Multivariate Logistic Regression Analysis of the Receipt of “Watchful Waiting” as Initial Therapy for Prostate Cancer Among Men Aged 65 and Older, Surveillance, Epidemiology, and End Results-Medicare 1994 to 1996
In a third multivariate model additionally adjusted for demographic characteristics (marital status, income, and education), the odds of receiving watchful waiting for African-American (OR, 1.3; 95% CI, 1.1 to 1.4) and Hispanic men (OR, 1.2; 95% CI, 1.03 to 1.4) were slightly reduced but remained significantly higher than those of white men. There were little or no changes in the ORs for stage, grade, life expectancy, age, and comorbidity. Men who were single or separated, with incomes less than $40,000, or who lived in census tracts where 30% or more of the population did not complete high school were significantly more likely to receive watchful waiting than were men without these characteristics.
Because of the independent association of race/ethnicity with the receipt of watchful waiting after controlling for relevant clinical and sociodemographic variables, we examined racial/ethnic differences in factors that influenced receipt of watchful waiting in race/ethnic group-stratified multivariate logistic regression analyses in a manner analogous to the analyses for the overall sample ().

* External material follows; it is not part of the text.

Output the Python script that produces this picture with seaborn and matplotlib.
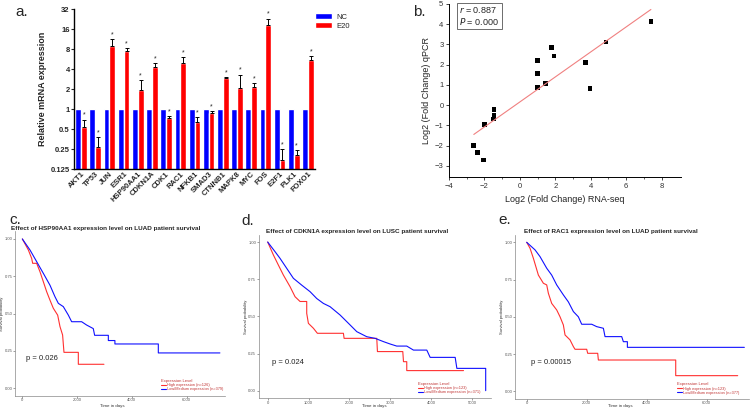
import numpy as np
import pandas as pd
import matplotlib
matplotlib.use("Agg")
import matplotlib.pyplot as plt
import seaborn as sns

sns.set_style("white")
plt.rcParams["font.family"] = ["Liberation Sans", "DejaVu Sans"]

# --------------------------------------------------------------
# Data
# --------------------------------------------------------------
genes = ["AKT1", "TP53", "JUN", "ESR1", "HSP90AA1", "CDKN1A", "CDK1", "RAC1",
         "NFKB1", "SMAD3", "CTNNB1", "MAPK8", "MYC", "FOS", "E2F1", "PLK1", "FOXO1"]
nc_expr = [1] * 17
e20_expr = [0.54, 0.27, 9.0, 7.4, 1.91, 4.3, 0.74, 4.87, 0.64, 0.88,
            2.96, 2.1, 2.14, 18.6, 0.173, 0.20, 5.4]
e20_err_top = [0.69, 0.38, 11.4, 8.3, 2.7, 4.9, 0.79, 6.0, 0.76, 0.92,
               3.03, 3.3, 2.46, 22.9, 0.25, 0.24, 6.2]

rnaseq_fc = [-2.6, -2.38, -2.04, -2.0, -1.45, -1.45, -1.5, 1.0, 1.0, 1.0,
             1.45, 1.8, 1.93, 3.7, 3.97, 4.87, 7.4]
qpcr_fc = [-2.0, -2.35, -2.71, -0.95, -0.2, -0.49, -0.69, 2.2, 1.56, 0.87,
           1.07, 2.86, 2.43, 2.1, 0.82, 3.12, 4.14]

# survival curves (vertices of the KM step curves)
c_low_t = [0, 280, 523, 766, 1010, 1190, 1314, 1496, 1680, 1800, 2165, 2345, 2590, 2640,
           3140, 3140, 3380, 3380, 4965, 4965, 7214]
c_low_s = [1.0, 0.926, 0.848, 0.77, 0.69, 0.614, 0.569, 0.547, 0.49, 0.446, 0.446, 0.424,
           0.40, 0.355, 0.355, 0.32, 0.32, 0.297, 0.297, 0.237, 0.237]
c_high_t = [0, 220, 340, 377, 523, 645, 766, 888, 1010, 1131, 1290, 1375, 1470, 1520,
            2044, 2044, 2980]
c_high_s = [1.0, 0.926, 0.87, 0.837, 0.837, 0.78, 0.714, 0.647, 0.59, 0.536, 0.49, 0.413,
            0.357, 0.241, 0.241, 0.161, 0.161]

d_low_t = [0, 180, 302, 465, 628, 832, 1036, 1199, 1362, 1525, 1770, 2015, 2178, 2422,
           2626, 2830, 2993, 3155, 3400, 3564, 3890, 3972, 4584, 4625, 5330, 5330]
d_low_s = [1.0, 0.935, 0.89, 0.823, 0.756, 0.71, 0.666, 0.62, 0.587, 0.565, 0.509, 0.442,
           0.397, 0.363, 0.352, 0.33, 0.314, 0.30, 0.30, 0.273, 0.273, 0.224, 0.224, 0.15,
           0.15, 0.0]
d_high_t = [0, 139, 261, 383, 546, 669, 791, 954, 954, 995, 1117, 1215, 1851, 1868, 2667,
            2683, 3303, 3320, 3400, 3400, 4788]
d_high_s = [1.0, 0.913, 0.845, 0.778, 0.70, 0.632, 0.6, 0.6, 0.52, 0.453, 0.42, 0.386,
            0.386, 0.352, 0.352, 0.263, 0.263, 0.195, 0.195, 0.135, 0.135]

e_low_t = [0, 278, 444, 667, 833, 1000, 1222, 1389, 1556, 1722, 1833, 2167, 2333, 2556,
           2611, 3167, 3222, 3356, 3356, 7255]
e_low_s = [1.0, 0.949, 0.904, 0.826, 0.78, 0.714, 0.647, 0.60, 0.535, 0.50, 0.45, 0.45,
           0.434, 0.423, 0.367, 0.367, 0.333, 0.333, 0.295, 0.295]
e_high_t = [0, 111, 222, 389, 556, 667, 722, 833, 1000, 1111, 1222, 1278, 1444, 1556,
            1611, 2000, 2033, 2367, 2389, 4967, 4967, 7033]
e_high_s = [1.0, 0.96, 0.893, 0.78, 0.725, 0.714, 0.658, 0.59, 0.546, 0.50, 0.445, 0.378,
            0.345, 0.30, 0.282, 0.282, 0.255, 0.255, 0.21, 0.21, 0.105, 0.105]

W, H = 755, 408
fig = plt.figure(figsize=(W / 100, H / 100), dpi=100)


def px_axes(left, top, right, bottom):
    return fig.add_axes([left / W, 1 - bottom / H, (right - left) / W, (bottom - top) / H])


# --------------------------------------------------------------
# a. bar chart
# --------------------------------------------------------------
ax = px_axes(74, 9, 315, 169)
bar_df = pd.DataFrame({
    "gene": genes * 2,
    "value": nc_expr + e20_expr,
    "group": ["NC"] * 17 + ["E20"] * 17,
})
sns.barplot(data=bar_df, x="gene", y="value", hue="group", palette=["#0000FF", "#FF0000"],
            width=0.82, gap=0.0, ax=ax, errorbar=None, saturation=1)
ax.set_yscale("log", base=2)
ax.set_ylim(0.125, 32)
ax.set_xlim(-0.5, 16.5)
yt = [0.125, 0.25, 0.5, 1, 2, 4, 8, 16, 32]
ax.set_yticks(yt)
ax.set_yticklabels(["0.125", "0.25", "0.5", "1", "2", "4", "8", "16", "32"],
                   fontsize=5.5, fontweight="bold")
ax.minorticks_off()
ax.tick_params(axis="y", length=2, width=0.8, pad=1, left=True)
ax.tick_params(axis="x", length=0, pad=1)
ax.set_xticks(range(17))
ax.set_xticklabels(genes, rotation=45, ha="right", rotation_mode="anchor",
                   fontsize=5.5, fontweight="bold")
ax.set_xlabel("")
ax.set_ylabel("Relative mRNA expression", fontsize=6.5, fontweight="bold", labelpad=3)
for s in ["top", "right"]:
    ax.spines[s].set_visible(False)
for s in ["left", "bottom"]:
    ax.spines[s].set_linewidth(1.0)
    ax.spines[s].set_color("black")

red_bars = ax.containers[1]
xs = [p.get_x() + p.get_width() / 2 for p in red_bars]
err_up = [t - v for t, v in zip(e20_err_top, e20_expr)]
ax.errorbar(xs, e20_expr, yerr=[np.zeros(17), err_up], fmt="none", ecolor="black",
            elinewidth=0.7, capsize=1.2, capthick=0.7)
for x, t in zip(xs, e20_err_top):
    ax.text(x, t * 1.03, "*", ha="center", va="bottom", fontsize=5)
ax.legend(loc="upper left", bbox_to_anchor=(311 / W, 1 - 9 / H), bbox_transform=fig.transFigure,
          frameon=False, fontsize=5.5, handlelength=2.2, handleheight=0.9,
          labelspacing=0.2, borderpad=0, handletextpad=0.6)
fig.text(15 / W, 1 - 12 / H, "a.", fontsize=11, va="center")

# --------------------------------------------------------------
# b. scatter with regression line
# --------------------------------------------------------------
ax = px_axes(449, 4, 681, 177)
sc_df = pd.DataFrame({"rnaseq": rnaseq_fc, "qpcr": qpcr_fc})
sns.regplot(data=sc_df, x="rnaseq", y="qpcr", scatter=False, ci=None, truncate=True,
            line_kws={"color": "#F08080", "lw": 0.8}, ax=ax)
sns.scatterplot(data=sc_df, x="rnaseq", y="qpcr", marker="s", color="black", s=11,
                edgecolor="none", ax=ax)
ax.set_xlim(-4, 9.1)
ax.set_ylim(-3.55, 5)
ax.set_xticks([-4, -2, 0, 2, 4, 6, 8])
ax.set_xticks(np.arange(-3, 9, 2), minor=True)
ax.set_yticks(range(-3, 6))
ax.tick_params(axis="both", which="major", labelsize=5.5, length=2.5, width=0.6,
               direction="out", pad=1.5, labelcolor="#333333", bottom=True, left=True)
ax.tick_params(axis="x", which="minor", length=1.5, width=0.5, direction="out", bottom=True)
for s in ["top", "right"]:
    ax.spines[s].set_visible(False)
for s in ["left", "bottom"]:
    ax.spines[s].set_linewidth(0.7)
    ax.spines[s].set_color("black")
ax.set_xlabel("Log2 (Fold Change) RNA-seq", fontsize=6.5, labelpad=4, color="#222222")
ax.set_ylabel("Log2 (Fold Change) qPCR", fontsize=6.5, labelpad=3, color="#222222")
ax.text(0.045, 0.995, "$\\it{r}$ = 0.887\n$\\it{P}$ = 0.000", transform=ax.transAxes,
        fontsize=6.5, va="top", ha="left", linespacing=1.1,
        bbox=dict(boxstyle="square,pad=0.25", fc="white", ec="#555555", lw=0.6))
fig.text(413 / W, 1 - 12 / H, "b.", fontsize=11, va="center")


# --------------------------------------------------------------
# c, d, e. survival curves
# --------------------------------------------------------------
def km_panel(box, xlim, xticks, high_t, high_s, low_t, low_s, n_high, n_low,
             title, title_xy, ptxt, p_xy, leg_xy, ylab_x, xlab_x, label, label_xy):
    ax = px_axes(*box)
    high_df = pd.DataFrame({"t": high_t, "s": high_s})
    low_df = pd.DataFrame({"t": low_t, "s": low_s})
    sns.lineplot(data=high_df, x="t", y="s", estimator=None, sort=False, color="#FF3030",
                 lw=0.8, ax=ax, label=f"High expression (n={n_high})")
    sns.lineplot(data=low_df, x="t", y="s", estimator=None, sort=False, color="#1010FF",
                 lw=0.8, ax=ax, label=f"Low/Medium expression (n={n_low})")
    ax.set_xlim(*xlim)
    ax.set_ylim(-0.05, 1.05)
    ax.set_xticks(xticks)
    ax.set_xticklabels([str(x) for x in xticks])
    ax.set_yticks([0, 0.25, 0.5, 0.75, 1.0])
    ax.set_yticklabels(["0.00", "0.25", "0.50", "0.75", "1.00"])
    ax.tick_params(axis="both", labelsize=3, length=1.2, width=0.4, pad=0.6,
                   colors="#555555", bottom=True, left=True)
    for s in ["top", "right"]:
        ax.spines[s].set_visible(False)
    for s in ["left", "bottom"]:
        ax.spines[s].set_linewidth(0.5)
        ax.spines[s].set_color("#888888")
    ax.set_xlabel("")
    ax.set_ylabel("")
    fig.text(ylab_x / W, 1 - (box[1] + box[3]) / 2 / H, "Survival probability", fontsize=3,
             rotation=90, ha="center", va="center", color="#333333")
    fig.text(xlab_x / W, 1 - 405.5 / H, "Time in days", fontsize=3.2,
             ha="center", va="center", color="#333333")
    fig.text(title_xy[0] / W, 1 - title_xy[1] / H, title, fontsize=4.6, fontweight="bold",
             ha="center", va="center")
    fig.text(p_xy[0] / W, 1 - p_xy[1] / H, ptxt, fontsize=5.5, ha="left", va="center",
             color="#222222")
    leg = ax.legend(loc="upper left", bbox_to_anchor=(leg_xy[0] / W, 1 - leg_xy[1] / H),
                    bbox_transform=fig.transFigure, frameon=False, fontsize=2.8,
                    title="Expression Level", title_fontsize=3, handlelength=1.2,
                    labelspacing=0.05, borderpad=0, handletextpad=0.4, labelcolor="#C03030")
    leg.get_title().set_color("#C03030")
    leg._legend_box.align = "left"
    fig.text(label_xy[0] / W, 1 - label_xy[1] / H, label, fontsize=11, va="center")


km_panel((15.5, 231.5, 225, 395.8), (-250, 7400), [0, 2000, 4000, 6000],
         c_high_t, c_high_s, c_low_t, c_low_s, 126, 379,
         "Effect of HSP90AA1 expression level on LUAD patient survival", (106, 228.5),
         "p = 0.026", (26, 359), (159, 377), 2.5, 112, "c.", (9, 220))
km_panel((258.7, 234.6, 490.6, 398.1), (-220, 5450), [0, 1000, 2000, 3000, 4000, 5000],
         d_high_t, d_high_s, d_low_t, d_low_s, 123, 371,
         "Effect of CDKN1A expression level on LUSC patient survival", (357, 231.5),
         "p = 0.024", (271.7, 362), (416, 380), 245.5, 374, "d.", (241, 221))
km_panel((515.3, 234.85, 748.7, 398.75), (-380, 7400), [0, 2000, 4000, 6000],
         e_high_t, e_high_s, e_low_t, e_low_s, 123, 377,
         "Effect of RAC1 expression level on LUAD patient survival", (611, 231.5),
         "p = 0.00015", (530.7, 362), (675, 380.5), 502, 620, "e.", (498, 220))

fig.savefig("out.png", dpi=100)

Race-Stratified Multivariate Logistic Regression of the Receipt Among Watchful Waiting, Surveillance, Epidemiology, and End Results-Medicare 1994 to 1996
In general, there were few racial/ethnic differences in clinical factors associated with the receipt of watchful waiting. Among African Americans and whites, watchful waiting was significantly more frequently received among men with in situ, local, or unstaged/unknown disease and men with high inpatient or outpatient comorbidity indices. Although Hispanic men with unstaged/unknown disease or with a high inpatient comorbidity index were also somewhat more likely to receive watchful waiting, this was not a statistically significant finding. A high outpatient comorbidity index was not significantly associated with the receipt of watchful waiting among Hispanic men. The receipt of watchful waiting increased by approximately 8% for each year increase in age for African Americans, by 9% for whites, and by 4% for Hispanics. Higher grade was associated with a decrease in the odds of receiving watchful waiting for all three racial/ethnic groups. The odds of receiving watchful waiting among same race/ethnic group men with incomes < $30,000 compared with men with incomes of $40,000 or more was 1.7 (95% CI, 0.9 to 3.1) for Hispanics, 1.4 (95% CI, 0.95 to 2.0) for African Americans, and 1.1 (95% CI, 1.0 to 1.2) for whites. Similarly, among same race/ethnic group men who lived in census tracts where 30% or more of the population had not completed high school compared with those who lived in census tracts where < 20% of the population had not completed high school, the odds of the receipt of watchful waiting were 2.1 (95% CI, 1.5 to 3.0) for Hispanics and 1.3 (95% CI, 1.0 to 1.7) for African Americans compared with 1.1 (95% CI, 1.1 to 1.3) for whites.